Exposure and response prevention can also be carried out in the imagination.  Here, a patient is asked to bring to mind a fearful obsessional scene, and to keep it in vivid awareness until the anxiety it causes begins to fade.  For people who possess a strong capability in visual imagery (OCDers, it seems, usually do), this technique can be just as effective as exposure in real life. (Click here for an example of the use of exposure and response prevention in the imagination.)

In some cases, it is not even necessary to see a therapist. In this regard, behavior therapy for OCD is much like physical rehabilitation for a knee injury.  Both can be accomplished without external help.  More often than not, however, some assistance is essential.  In the first place, just as it is not obvious that one should exercise a painful joint, it is not intuitively obvious that one should expose oneself to frightening thoughts.  Secondly, exercising a knee, like preventing compulsions, is hard work.

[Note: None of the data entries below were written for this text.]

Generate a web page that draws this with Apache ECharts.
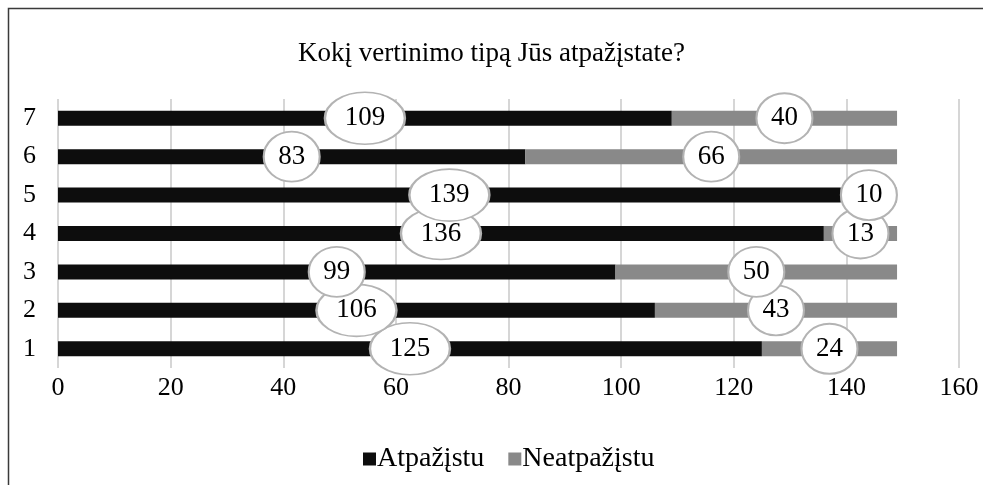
<!DOCTYPE html>
<html>
<head>
<meta charset="utf-8">
<script src="https://cdn.jsdelivr.net/npm/echarts@6/dist/echarts.min.js"></script>
<style>
  html, body { margin: 0; padding: 0; background: #fff; }
  #main { width: 983px; height: 485px; }
</style>
</head>
<body>
<div id="main"></div>
<script>
var categories = ['1', '2', '3', '4', '5', '6', '7'];
var atpazistu = [125, 106, 99, 136, 139, 83, 109];
var neatpazistu = [24, 43, 50, 13, 10, 66, 40];
var xTicks = { min: 0, max: 160, step: 20 };

var myChart = echarts.init(document.getElementById('main'));
var font = '"Liberation Serif", "DejaVu Serif", serif';

// label ellipses centred on each segment, higher rows drawn last
var labelPoints = [];
for (var i = 0; i < categories.length; i++) {
    labelPoints.push([atpazistu[i] / 2, categories[i], atpazistu[i]]);
    labelPoints.push([atpazistu[i] + neatpazistu[i] / 2, categories[i], neatpazistu[i]]);
}

var option = {
    backgroundColor: '#fff',
    animation: false,
    textStyle: { fontFamily: font },
    title: {
        text: 'Kokį vertinimo tipą Jūs atpažįstate?',
        left: 'center',
        top: 35,
        textStyle: { fontFamily: font, fontSize: 27, fontWeight: 'normal', color: '#000' }
    },
    legend: {
        data: ['Atpažįstu', 'Neatpažįstu'],
        top: 440,
        left: 358,
        icon: 'rect',
        itemWidth: 13,
        itemHeight: 13,
        itemGap: 24,
        textStyle: { fontFamily: font, fontSize: 28, color: '#000', padding: [0, 0, 0, -4] }
    },
    grid: {
        left: 58,
        right: 24,
        top: 99,
        bottom: 117
    },
    xAxis: {
        type: 'value',
        min: xTicks.min,
        max: xTicks.max,
        interval: xTicks.step,
        axisLine: { show: false },
        axisTick: { show: false },
        splitLine: { lineStyle: { color: '#d6d6d6', width: 2 } },
        axisLabel: { fontFamily: font, fontSize: 26, color: '#000', margin: 7 }
    },
    yAxis: {
        type: 'category',
        data: categories,
        axisLine: { show: false },
        axisTick: { show: false },
        axisLabel: { fontFamily: font, fontSize: 26, color: '#000', margin: 22 }
    },
    series: [
        {
            name: 'Atpažįstu',
            type: 'bar',
            stack: 'total',
            barWidth: 15,
            itemStyle: { color: '#0d0d0d' },
            silent: true,
            data: atpazistu
        },
        {
            name: 'Neatpažįstu',
            type: 'bar',
            stack: 'total',
            barWidth: 15,
            itemStyle: { color: '#898989' },
            silent: true,
            data: neatpazistu
        },
        {
            name: 'labels',
            type: 'scatter',
            silent: true,
            z: 5,
            symbol: 'circle',
            symbolSize: function (val) {
                return val[2] >= 100 ? [80, 52] : [56, 50];
            },
            itemStyle: { color: '#fff', borderColor: '#b3b3b3', borderWidth: 2, opacity: 1 },
            label: {
                show: true,
                position: 'inside',
                formatter: function (p) { return p.value[2]; },
                fontFamily: font,
                fontSize: 27,
                color: '#000'
            },
            data: labelPoints
        }
    ],
    graphic: [
        {
            type: 'rect',
            shape: { x: 8.5, y: 8.5, width: 1000, height: 600 },
            style: { fill: 'none', stroke: '#3a3a3a', lineWidth: 1.5 },
            silent: true
        }
    ]
};

myChart.setOption(option);
</script>
</body>
</html>
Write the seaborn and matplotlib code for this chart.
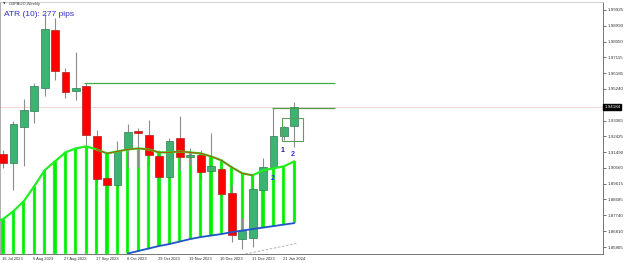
import numpy as np
import seaborn as sns
import matplotlib.pyplot as plt
from matplotlib.patches import Rectangle

# weekly GBPAUD candles, 16 Jul 2023 .. 28 Jan 2024
opens = [1.91359, 1.90827, 1.92954, 1.93958, 1.95317, 1.98743, 1.96262, 1.95140, 1.95435, 1.92422,
         1.89941, 1.89527, 1.91713, 1.92718, 1.92481, 1.91241, 1.90000, 1.92304, 1.91181, 1.91300,
         1.90354, 1.90472, 1.89055, 1.86337, 1.86396, 1.89232, 1.90591, 1.92422, 1.93072]
highs = [1.91595, 1.93367, 1.94667, 1.95612, 1.99689, 1.99452, 1.96498, 1.97443, 1.95612, 1.92777,
         1.90413, 1.92127, 1.93190, 1.92895, 1.93426, 1.91595, 1.92304, 1.93663, 1.91713, 1.91595,
         1.92599, 1.91004, 1.89527, 1.87578, 1.89823, 1.91122, 1.94135, 1.93072, 1.94490]
lows = [1.90532, 1.89232, 1.90650, 1.93249, 1.94844, 1.95790, 1.94726, 1.94608, 1.91890, 1.89645,
        1.88464, 1.89350, 1.90591, 1.90591, 1.90709, 1.88818, 1.89823, 1.90413, 1.90709, 1.89823,
        1.89823, 1.88050, 1.86160, 1.85746, 1.85864, 1.88818, 1.90413, 1.92186, 1.91772]
closes = [1.90827, 1.93190, 1.94017, 1.95435, 1.98802, 1.96321, 1.95081, 1.95317, 1.92481, 1.89882,
          1.89527, 1.91536, 1.92658, 1.92599, 1.91300, 1.90000, 1.92127, 1.91181, 1.91300, 1.90295,
          1.90650, 1.88995, 1.86573, 1.86810, 1.89291, 1.90591, 1.92422, 1.92954, 1.94184]

# channel indicator (upper line, lower line from bar 12 on)
upper = [1.87518, 1.87991, 1.88582, 1.89468, 1.90413, 1.90945, 1.91477, 1.91713, 1.91831, 1.91654,
         1.91418, 1.91536, 1.91654, 1.91713, 1.91654, 1.91477, 1.91477, 1.91536, 1.91477, 1.91418,
         1.91241, 1.91004, 1.90591, 1.90236, 1.90118, 1.90413, 1.90532, 1.90650, 1.90945]
lower = [1.85480, 1.85628, 1.85776, 1.85923, 1.86041, 1.86189, 1.86337, 1.86455, 1.86544,
         1.86632, 1.86750, 1.86839, 1.86928, 1.87016, 1.87105, 1.87194, 1.87282]
lower_start = 12

date_labels = ['16 Jul 2023', '6 Aug 2023', '27 Aug 2023', '17 Sep 2023', '8 Oct 2023',
               '29 Oct 2023', '19 Nov 2023', '10 Dec 2023', '31 Dec 2023', '21 Jan 2024']
date_bars = [0, 3, 6, 9, 12, 15, 18, 21, 24, 27]

price_labels = ['1.99925', '1.98990', '1.98050', '1.97115', '1.96185', '1.95240', '1.93365',
                '1.92425', '1.91490', '1.90560', '1.89615', '1.88685', '1.87740', '1.86810', '1.85865']
last_price = 1.94184

sns.set_style('white')
plt.rcParams['font.family'] = ['Liberation Sans', 'DejaVu Sans']

fig = plt.figure(figsize=(6.25, 2.63), dpi=100)
ax = fig.add_axes([0, 9 / 263, 603 / 625, 252 / 263])
ymin, ymax = 1.85450, 2.00398
ax.set_xlim(-0.29, 57.69)
ax.set_ylim(ymin, ymax)

n = len(opens)
x = np.arange(n)
o, h, l, c = map(np.array, (opens, highs, lows, closes))
up = np.array(upper)
bottoms = np.full(n, ymin)
bottoms[lower_start:] = lower

# current price line
ax.axhline(last_price, color='#f3cfcf', lw=0.6, zorder=0)

# histogram between the two lines
ax.bar(x, up - bottoms, bottom=bottoms, width=0.3, color='#00f000',
       edgecolor='#a8f5a8', linewidth=0.3, zorder=1)

# candles
bull = c >= o
ax.vlines(x, l, h, color='#8c8c8c', lw=0.8, zorder=2)
ax.bar(x, np.maximum(np.abs(c - o), 0.0006), bottom=np.minimum(o, c), width=0.75,
       color=np.where(bull, '#3cb371', '#ff0000'),
       edgecolor=np.where(bull, '#2e7d55', '#b02020'), linewidth=0.5, zorder=3)

# indicator lines
sns.lineplot(x=np.r_[-0.29, x], y=np.r_[1.87459, up], color='#22ee22', lw=1.6, ax=ax, zorder=4)
sns.lineplot(x=x[9:25], y=up[9:25], color='#b5520f', lw=0.8, ax=ax, zorder=5)
sns.lineplot(x=x[lower_start:], y=lower, color='#1f55c8', lw=1.3, ax=ax, zorder=4)
ax.plot([23.3, 28.2], [1.85450, 1.86071], color='#a8a8a8', lw=0.6, dashes=(3, 2), zorder=4)

# levels and box
ax.hlines(1.95612, 7.8, 31.9, color='#3cb043', lw=0.9, zorder=4)
ax.hlines(1.94135, 25.9, 31.9, color='#4d9e4d', lw=0.9, zorder=4)
ax.add_patch(Rectangle((26.8, 1.92127), 2.0, 1.93545 - 1.92127, fill=False,
                       edgecolor='#5d9e5d', lw=0.8, zorder=4))
ax.text(26.9, 1.91595, '1', color='#1a1a8c', fontsize=5, fontweight='bold', ha='center', va='center', zorder=6)
ax.text(27.9, 1.91359, '2', color='#2b2bff', fontsize=5, fontweight='bold', ha='center', va='center', zorder=6)
ax.text(25.9, 1.89941, '2', color='#2b2bff', fontsize=5, fontweight='bold', ha='center', va='center', zorder=6)

# axes
ax.yaxis.tick_right()
ax.set_yticks([float(p) for p in price_labels], price_labels)
ax.set_xticks(x[date_bars] - 0.1, date_labels)
plt.setp(ax.get_xticklabels(), ha='left')
ax.tick_params(axis='y', length=2, width=0.5, pad=1.5, labelsize=3.2, colors='#303030')
ax.tick_params(axis='x', length=0, pad=2, labelsize=2.9, colors='#303030')
ax.text(1.002, last_price, '1.94184', transform=ax.get_yaxis_transform(), color='white',
        fontsize=3.2, va='center', ha='left', clip_on=False,
        bbox=dict(facecolor='black', edgecolor='black', pad=0.6))
for side, col in [('left', '#a0a0a0'), ('top', '#c8c8c8'), ('right', '#606060'), ('bottom', '#606060')]:
    ax.spines[side].set_color(col)
    ax.spines[side].set_linewidth(0.6)

fig.text(3 / 625, 1 - 4 / 263, '\u25bc', fontsize=2.5, color='#404040', va='center',
         family=['DejaVu Sans'])
fig.text(9 / 625, 1 - 4 / 263, 'GBPAUD,Weekly', fontsize=3, color='#404040', va='center')
fig.text(4 / 625, 1 - 14 / 263, 'ATR (10): 277 pips', fontsize=6, color='#2f2fbf', va='center')

fig.savefig('out.png', dpi=100)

Extending the analogy further: if one has a minor knee injury, it may be fairly easy to devise and implement an exercise rehabilitation program. If the injury is severe, however, almost certainly a professional must be consulted in order to prevent worsening the injury by exercising incorrectly.  Thus, in milder cases of OCD, for the self-motivated person who has learned the principles of behavior therapy, no therapist may be necessary.  Otherwise, however, it is wise to seek consultation. One thing can honestly be said about behavior therapy in the treatment of OCD: Significant improvement is the rule.